SHORT PROBLEM: Copy out the whole listing exactly as written, leaving the pictures behind.

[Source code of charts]
╔══

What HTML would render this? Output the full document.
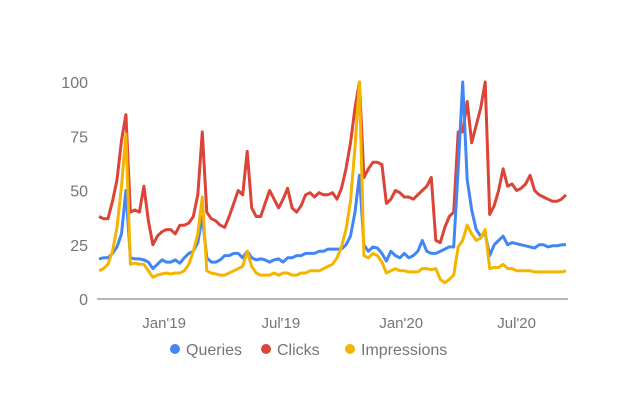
<!DOCTYPE html>
<html><head><meta charset="utf-8"><style>
html,body{margin:0;padding:0;background:#fff;}
svg{display:block;font-family:"Liberation Sans",sans-serif;}
</style></head><body>
<svg id="chart" width="631" height="407" viewBox="0 0 631 407">
<g id="yaxis"></g>
<g id="xaxis"></g>
<line x1="97" y1="299" x2="568" y2="299" stroke="#9e9e9e" stroke-width="1.5"/>
<g id="series"></g>
<g>
<g><circle cx="175" cy="349" r="5" fill="#4285f4"/><text x="186" y="355" font-size="16" fill="#757575">Queries</text></g>
<g><circle cx="266" cy="349" r="5" fill="#db4437"/><text x="277" y="355" font-size="16" fill="#757575">Clicks</text></g>
<g><circle cx="350" cy="349" r="5" fill="#f4b400"/><text x="361" y="355" font-size="16" fill="#757575">Impressions</text></g>
</g>
</svg>
<script>
const yTicks=[0,25,50,75,100];
const xTickLabels=["Jan'19","Jul'19","Jan'20","Jul'20"];
const xTickIndex=[14.5,40.5,67.3,93];
const queries=[18.5,19,19,21,24,30,50,19,18.5,18.5,18,17,14,16,18,17,17,18,16.5,19,21,22,26,38,19,17,17,18,20,20,21,21,19,22,19,18,18.5,18,17,18,18.5,17,19,19,20,20,21,21,21,22,22,23,23,23,23,25,29,40,57,25,22,24,23.5,21,17.5,22,20,19,21,19,20,22,27,22,21,21,22,23,24,24,60,100,55,41,32,29,30,20,25,27,29,25,26,25.5,25,24.5,24,23.5,25,25,24,24.5,24.5,25,25];
const clicks=[38,37,37,45,55,73,85,40,41,40,52,36,25,29,31,32,32,30,34,34,35,38,48,77,40,37,36,34,33,38,44,50,48,68,42,38,38,44,50,46,42,46,51,42,40,43,48,49,47,49,48,48,49,46,51,60,72,88,100,56,60,63,63,62,44,46,50,49,47,47,46,48,50,52,56,27,26,33,38,40,77,77,91,72,80,88,100,39,43,50,60,52,53,50,51,53,57,50,48,47,46,45,45,46,48];
const impressions=[13,14,16,22,33,52,76,16,16.5,16,16,13,10,11,11.5,12,11.5,12,12,13,16,22,30,47,13,12,11.5,11,11,12,13,14,15,22,15,12,11,11,11,12,11,12,12,11,11,12,12,13,13,13,14,15,16,19,24,32,45,70,100,20,19,21,20,17,12,13,14,13,13,12.5,12.5,12.5,14,14,13.5,14,9,7.5,9,11,24,27,34,30,27,28,32,14,14.5,14.5,16,14,14,13,13,13,13,12.5,12.5,12.5,12.5,12.5,12.5,12.5,13];
const NS="http://www.w3.org/2000/svg";
const x0=99,x1=566,yTop=82,yBot=299;
function xs(i){return x0+(x1-x0)*i/(queries.length-1);}
function ys(v){return yBot-(yBot-yTop)*v/100;}
const yax=document.getElementById('yaxis');
yTicks.forEach(t=>{
  const el=document.createElementNS(NS,'text');
  el.setAttribute('x',88);el.setAttribute('y',ys(t)+6);
  el.setAttribute('text-anchor','end');el.setAttribute('font-size','16');el.setAttribute('fill','#757575');
  
  
  el.textContent=t;yax.appendChild(el);
});
const xax=document.getElementById('xaxis');
xTickLabels.forEach((l,k)=>{
  const el=document.createElementNS(NS,'text');
  el.setAttribute('x',xs(xTickIndex[k]));el.setAttribute('y',328);
  el.setAttribute('text-anchor','middle');el.setAttribute('font-size','15');el.setAttribute('fill','#757575');
  
  
  el.textContent=l;xax.appendChild(el);
});
const sg=document.getElementById('series');
[[clicks,'#db4437','clicks-line'],[queries,'#4285f4','queries-line'],[impressions,'#f4b400','impressions-line']].forEach(([d,c,n])=>{
  const p=document.createElementNS(NS,'polyline');
  p.setAttribute('points',d.map((v,i)=>xs(i).toFixed(1)+','+ys(v).toFixed(1)).join(' '));
  p.setAttribute('fill','none');p.setAttribute('stroke',c);p.setAttribute('stroke-width','3');
  p.setAttribute('stroke-linejoin','round');
  
  
  sg.appendChild(p);
});
</script>
</body></html>
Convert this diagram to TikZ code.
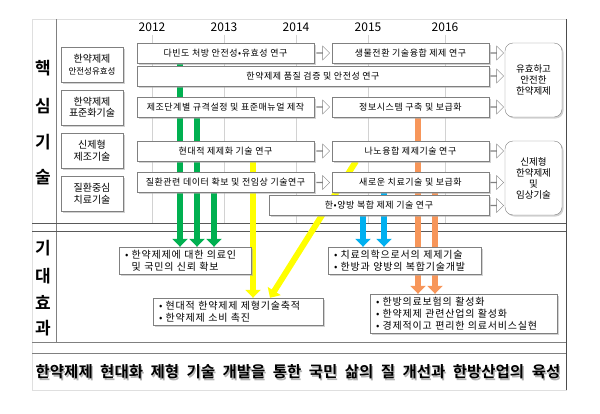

╚══

EXERCISE RESPONSE:
What HTML would render this? Output the full document.
<!DOCTYPE html>
<html><head><meta charset="utf-8"><style>
html,body{margin:0;padding:0;background:#fff;}
svg{display:block;font-family:"Liberation Sans",sans-serif;}
</style></head><body>
<svg id="chart" width="631" height="407" viewBox="0 0 631 407">
<g id="yaxis"></g>
<g id="xaxis"></g>
<line x1="97" y1="299" x2="568" y2="299" stroke="#9e9e9e" stroke-width="1.5"/>
<g id="series"></g>
<g>
<g><circle cx="175" cy="349" r="5" fill="#4285f4"/><text x="186" y="355" font-size="16" fill="#757575">Queries</text></g>
<g><circle cx="266" cy="349" r="5" fill="#db4437"/><text x="277" y="355" font-size="16" fill="#757575">Clicks</text></g>
<g><circle cx="350" cy="349" r="5" fill="#f4b400"/><text x="361" y="355" font-size="16" fill="#757575">Impressions</text></g>
</g>
</svg>
<script>
const yTicks=[0,25,50,75,100];
const xTickLabels=["Jan'19","Jul'19","Jan'20","Jul'20"];
const xTickIndex=[14.5,40.5,67.3,93];
const queries=[18.5,19,19,21,24,30,50,19,18.5,18.5,18,17,14,16,18,17,17,18,16.5,19,21,22,26,38,19,17,17,18,20,20,21,21,19,22,19,18,18.5,18,17,18,18.5,17,19,19,20,20,21,21,21,22,22,23,23,23,23,25,29,40,57,25,22,24,23.5,21,17.5,22,20,19,21,19,20,22,27,22,21,21,22,23,24,24,60,100,55,41,32,29,30,20,25,27,29,25,26,25.5,25,24.5,24,23.5,25,25,24,24.5,24.5,25,25];
const clicks=[38,37,37,45,55,73,85,40,41,40,52,36,25,29,31,32,32,30,34,34,35,38,48,77,40,37,36,34,33,38,44,50,48,68,42,38,38,44,50,46,42,46,51,42,40,43,48,49,47,49,48,48,49,46,51,60,72,88,100,56,60,63,63,62,44,46,50,49,47,47,46,48,50,52,56,27,26,33,38,40,77,77,91,72,80,88,100,39,43,50,60,52,53,50,51,53,57,50,48,47,46,45,45,46,48];
const impressions=[13,14,16,22,33,52,76,16,16.5,16,16,13,10,11,11.5,12,11.5,12,12,13,16,22,30,47,13,12,11.5,11,11,12,13,14,15,22,15,12,11,11,11,12,11,12,12,11,11,12,12,13,13,13,14,15,16,19,24,32,45,70,100,20,19,21,20,17,12,13,14,13,13,12.5,12.5,12.5,14,14,13.5,14,9,7.5,9,11,24,27,34,30,27,28,32,14,14.5,14.5,16,14,14,13,13,13,13,12.5,12.5,12.5,12.5,12.5,12.5,12.5,13];
const NS="http://www.w3.org/2000/svg";
const x0=99,x1=566,yTop=82,yBot=299;
function xs(i){return x0+(x1-x0)*i/(queries.length-1);}
function ys(v){return yBot-(yBot-yTop)*v/100;}
const yax=document.getElementById('yaxis');
yTicks.forEach(t=>{
  const el=document.createElementNS(NS,'text');
  el.setAttribute('x',88);el.setAttribute('y',ys(t)+6);
  el.setAttribute('text-anchor','end');el.setAttribute('font-size','16');el.setAttribute('fill','#757575');
  
  
  el.textContent=t;yax.appendChild(el);
});
const xax=document.getElementById('xaxis');
xTickLabels.forEach((l,k)=>{
  const el=document.createElementNS(NS,'text');
  el.setAttribute('x',xs(xTickIndex[k]));el.setAttribute('y',328);
  el.setAttribute('text-anchor','middle');el.setAttribute('font-size','15');el.setAttribute('fill','#757575');
  
  
  el.textContent=l;xax.appendChild(el);
});
const sg=document.getElementById('series');
[[clicks,'#db4437','clicks-line'],[queries,'#4285f4','queries-line'],[impressions,'#f4b400','impressions-line']].forEach(([d,c,n])=>{
  const p=document.createElementNS(NS,'polyline');
  p.setAttribute('points',d.map((v,i)=>xs(i).toFixed(1)+','+ys(v).toFixed(1)).join(' '));
  p.setAttribute('fill','none');p.setAttribute('stroke',c);p.setAttribute('stroke-width','3');
  p.setAttribute('stroke-linejoin','round');
  
  
  sg.appendChild(p);
});
</script>
</body></html>
Convert this diagram to TikZ code.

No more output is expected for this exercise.